Op de bloedplaat groeit een S. aureus-bacterie, te herkennen aan de goud-gelige kleur (aurum = goud in het latijn). Screening om eventuele meticilline resistentie vast te stellen gaat met een cefoxitin-tablet (niet op de foto) | foto: FOODNote
Toch is de detectie van een meticilline-resistente S. argenteus wel van belang, omdat de behandeling en het beleid identiek zijn aan die van MRSA, stelt Nijhuis. Dit bevestigt volgens hem de problemen waarmee de reguliere diagnostiek momenteel te kampen heeft. “Het kan zomaar gebeuren dat een meticillineresistente Staphylococcus argenteus fout-negatief wordt bepaald.”
“Er zijn weinig tot geen species die in het geheel geen resistentie laten zien”
Roel Nijhuis
Antibioticaresistentie en S. argenteus
Ook met de in ziekenhuislab populaire massaspectrometrie – MALDI-ToF – bleek S. argenteus lange tijd niet te detecteren. De kentering kwam eind 2018 na een systeemupdate. Doordat de spectra van S. argenteus vanaf dat moment deel uitmaakten van de database, werd deze variant niet langer ‘verward’ met S. aureus.

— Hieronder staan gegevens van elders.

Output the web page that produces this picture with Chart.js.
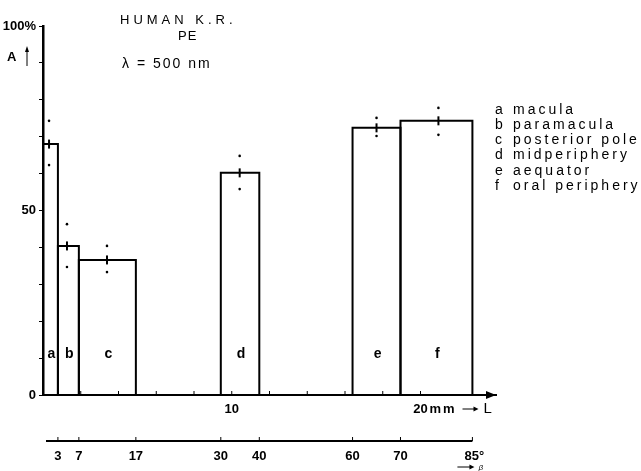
<!DOCTYPE html>
<html>
<head>
<meta charset="utf-8">
<script src="https://cdn.jsdelivr.net/npm/chart.js@4/dist/chart.umd.min.js"></script>
<style>
    body { margin: 0; background: #ffffff; }
</style>
</head>
<body>
<canvas id="grafico" width="641" height="471"></canvas>
<script>
// regions of the fundus
const regionLetters = ['a', 'b', 'c', 'd', 'e', 'f'];
const regionNames = ['macula', 'paramacula', 'posterior pole', 'midperiphery', 'aequator', 'oral periphery'];

// bar edges along L (mm)
const barStart = [0, 0.79, 1.9, 9.42, 16.4, 18.94];
const barEnd = [0.79, 1.9, 4.92, 11.46, 18.94, 22.75];

// mean absorbance A and the single measurements
const meanA = [68.0, 40.4, 36.6, 60.2, 72.4, 74.3];
const sampleL = [0.32, 1.27, 3.39, 10.42, 17.67, 20.95];
const sampleHigh = [74.3, 46.3, 40.4, 64.8, 75.1, 77.8];
const sampleLow = [62.3, 34.7, 33.3, 55.8, 70.2, 70.5];

// second scale: angle beta (degrees) and where it sits on L (mm)
const betaLabels = ['3', '7', '17', '30', '40', '60', '70', '85°'];
const betaAtL = [0.79, 1.9, 4.92, 9.42, 11.46, 16.4, 18.94, 22.75];

const yLabels = { 0: '0', 50: '50', 100: '100%' };
const xLabels = { 10: '10', 20: '20' };

const fonte = "'Liberation Sans', Arial, sans-serif";

const barDatasets = regionLetters.map((r, i) => ({
    type: 'line',
    label: r,
    data: [
        { x: barStart[i], y: 0 },
        { x: barStart[i], y: meanA[i] },
        { x: barEnd[i], y: meanA[i] },
        { x: barEnd[i], y: 0 }
    ],
    borderColor: '#000000',
    borderWidth: 2,
    pointRadius: 0,
    fill: false,
    tension: 0
}));

const errorDataset = {
    type: 'scatter',
    label: 'mean',
    data: meanA.map((v, i) => ({ x: sampleL[i], y: v })),
    pointStyle: 'line',
    rotation: 90,
    pointRadius: 4.5,
    borderColor: '#000000',
    borderWidth: 2
};

const samplesDataset = {
    type: 'scatter',
    label: 'samples',
    data: sampleL.map((l, i) => ({ x: l, y: sampleHigh[i] }))
        .concat(sampleL.map((l, i) => ({ x: l, y: sampleLow[i] }))),
    pointRadius: 1.3,
    backgroundColor: '#000000',
    borderWidth: 0
};

const extras = {
    id: 'extras',
    afterDraw(chart) {
        const ctx = chart.ctx;
        const x = chart.scales.x;
        const y = chart.scales.y;
        const area = chart.chartArea;
        ctx.save();
        ctx.fillStyle = '#000000';
        ctx.strokeStyle = '#000000';

        // small ticks pointing up from the L axis
        ctx.lineWidth = 1;
        x.ticks.forEach(t => {
            if (t.value <= 0 || t.value > 20) return;
            const px = x.getPixelForValue(t.value);
            ctx.beginPath();
            ctx.moveTo(px, area.bottom);
            ctx.lineTo(px, area.bottom - 4);
            ctx.stroke();
        });

        // arrow at the end of the L axis
        ctx.beginPath();
        ctx.moveTo(area.right, area.bottom);
        ctx.lineTo(area.right - 10, area.bottom - 4);
        ctx.lineTo(area.right - 10, area.bottom + 4);
        ctx.closePath();
        ctx.fill();

        // "mm -> L"
        const x20 = x.getPixelForValue(20);
        const yLab = area.bottom + 14;
        ctx.textBaseline = 'middle';
        ctx.textAlign = 'left';
        ctx.font = 'bold 13px ' + fonte;
        ctx.letterSpacing = '2px';
        ctx.fillText('mm', x20 + 9, yLab);
        ctx.letterSpacing = '0px';
        ctx.lineWidth = 1;
        ctx.beginPath();
        ctx.moveTo(x20 + 42, yLab);
        ctx.lineTo(x20 + 55, yLab);
        ctx.stroke();
        ctx.beginPath();
        ctx.moveTo(x20 + 58, yLab);
        ctx.lineTo(x20 + 53, yLab - 2.5);
        ctx.lineTo(x20 + 53, yLab + 2.5);
        ctx.closePath();
        ctx.fill();
        ctx.font = '15px ' + fonte;
        ctx.fillText('L', x20 + 63, yLab);

        // region letters inside the bars
        ctx.font = 'bold 14px ' + fonte;
        ctx.textAlign = 'center';
        regionLetters.forEach((r, i) => {
            const cx = (x.getPixelForValue(barStart[i]) + x.getPixelForValue(barEnd[i])) / 2;
            ctx.fillText(r, cx + 1, y.getPixelForValue(11));
        });

        // beta scale under the plot
        const yb = area.bottom + 46;
        ctx.lineWidth = 2;
        ctx.beginPath();
        ctx.moveTo(x.getPixelForValue(0) + 3, yb);
        ctx.lineTo(x.getPixelForValue(betaAtL[betaAtL.length - 1]), yb);
        ctx.stroke();
        ctx.lineWidth = 1;
        ctx.font = 'bold 13px ' + fonte;
        betaAtL.forEach((l, i) => {
            const px = x.getPixelForValue(l);
            ctx.beginPath();
            ctx.moveTo(px, yb);
            ctx.lineTo(px, yb - 4);
            ctx.stroke();
            ctx.fillText(betaLabels[i], px + (i === betaLabels.length - 1 ? 2 : 0), yb + 15);
        });
        const xe = x.getPixelForValue(betaAtL[betaAtL.length - 1]);
        ctx.beginPath();
        ctx.moveTo(xe - 15, yb + 26);
        ctx.lineTo(xe - 1, yb + 26);
        ctx.stroke();
        ctx.beginPath();
        ctx.moveTo(xe + 2, yb + 26);
        ctx.lineTo(xe - 3, yb + 23.5);
        ctx.lineTo(xe - 3, yb + 28.5);
        ctx.closePath();
        ctx.fill();
        ctx.font = 'italic 8px ' + fonte;
        ctx.textAlign = 'left';
        ctx.fillText('β', xe + 6, yb + 27);

        // legend on the right
        ctx.font = '14px ' + fonte;
        ctx.letterSpacing = '3px';
        regionLetters.forEach((r, i) => {
            const yy = 110 + i * 15.2;
            ctx.fillText(r, 495, yy);
            ctx.fillText(regionNames[i], 513, yy);
        });

        // title block
        ctx.font = '13px ' + fonte;
        ctx.letterSpacing = '4px';
        ctx.fillText('HUMAN K.R.', 120, 20);
        ctx.letterSpacing = '1px';
        ctx.fillText('PE', 178, 36);
        ctx.font = '14px ' + fonte;
        ctx.letterSpacing = '2px';
        ctx.fillText('λ = 500 nm', 122, 64);

        // y axis name
        ctx.letterSpacing = '0px';
        ctx.font = 'bold 13px ' + fonte;
        ctx.fillText('A', 7, 57);
        ctx.lineWidth = 1;
        ctx.beginPath();
        ctx.moveTo(27, 66);
        ctx.lineTo(27, 50);
        ctx.stroke();
        ctx.beginPath();
        ctx.moveTo(27, 46);
        ctx.lineTo(25, 52);
        ctx.lineTo(29, 52);
        ctx.closePath();
        ctx.fill();

        ctx.restore();
    }
};

const config = {
    data: {
        datasets: barDatasets.concat([errorDataset, samplesDataset])
    },
    options: {
        responsive: false,
        animation: false,
        devicePixelRatio: 1,
        layout: {
            padding: { left: 0, top: 26, right: 145, bottom: 0 }
        },
        plugins: {
            legend: { display: false },
            title: { display: false },
            tooltip: { enabled: false }
        },
        scales: {
            x: {
                type: 'linear',
                min: 0,
                max: 24,
                ticks: {
                    stepSize: 2,
                    autoSkip: false,
                    maxRotation: 0,
                    padding: 7,
                    color: '#000000',
                    font: { family: fonte, size: 13, weight: 'bold' },
                    callback: v => xLabels[v] || ''
                },
                grid: { display: false, drawTicks: false },
                border: { display: true, color: '#000000', width: 2 },
                afterFit: s => { s.height = 76; }
            },
            y: {
                type: 'linear',
                min: 0,
                max: 100,
                ticks: {
                    stepSize: 10,
                    autoSkip: false,
                    padding: 3,
                    color: '#000000',
                    font: { family: fonte, size: 13, weight: 'bold' },
                    callback: v => yLabels[v] || ''
                },
                grid: { display: true, drawOnChartArea: false, drawTicks: true, tickLength: 4, color: '#000000' },
                border: { display: true, color: '#000000', width: 2.5 },
                afterFit: s => { s.width = 43; }
            }
        }
    },
    plugins: [extras]
};

const grafico = new Chart(document.getElementById('grafico'), config);
</script>
</body>
</html>
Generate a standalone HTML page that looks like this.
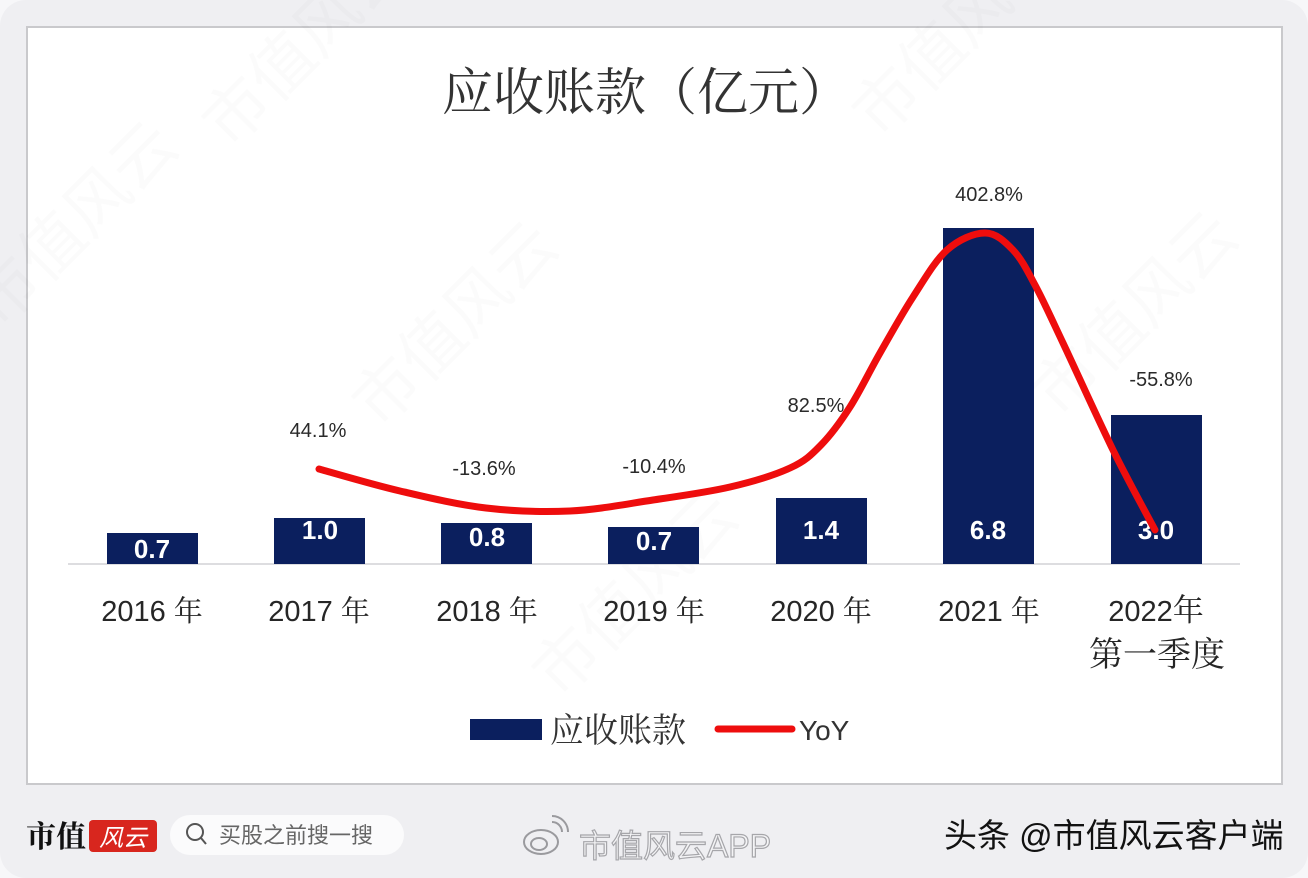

Nijhuis verwijst in dit verband naar een onderzoek van de European Study Group on Staphylococcal Diseases. “Daaruit bleek dat het verschil nog niet eens zozeer klinisch gezien van belang is, maar dat we juist vanuit epidemiologisch oogpunt onderscheid tussen beide moeten kunnen maken. Simpelweg omdat we nog niet weten hoe vaak de S. argenteus precies voorkomt. Uit de literatuur blijkt dat die aanvankelijk werd aangetroffen in Noord-Australië om zich van daaruit te verspreiden naar Zuidoost-Azië en Zuid-Amerika. Ook in Europa wordt deze variant inmiddels aangetroffen, al gaat het daarbij vooralsnog om importgevallen en hele kleine percentages.”
Staphylococcus aureus
Prevalentie van resistentie voor antibiotica
Nu S. argenteus ook in Nederland infecties geeft, is het zaak de variant op de juiste wijze te diagnosticeren en vast te stellen hoe vaak hij voorkomt. “Dat is in mijn optiek van belang, omdat het opsporen van eventuele verspreiding middels typering anders onmogelijk is.”
Nijhuis verwacht overigens geen lawine aan resistente varianten. “Deze variant is zoals gezegd afkomstig uit Australië, en tot nu toe is nog niet duidelijk welke (onbekende) varianten er wereldwijd nog meer zijn. Voor het traceren daarvan zul je zeer grote aantallen S. aureus moeten testen met whole genome sequencing of PCR. Dit kost (veel) tijd en geld en is dat zinvol? Ook is het additionele klinisch belang van S. argenteus vergeleken met S. aureus nog moeilijk in te schatten. Dit vergt nader onderzoek.”
Voorzichtigheid is en blijft echter geboden. Een recente studie laat zien dat S. argenteus een heftiger verloop kan hebben dan S. aureus. “Dan kun je toch maar beter weten met welke van de twee je te maken hebt.”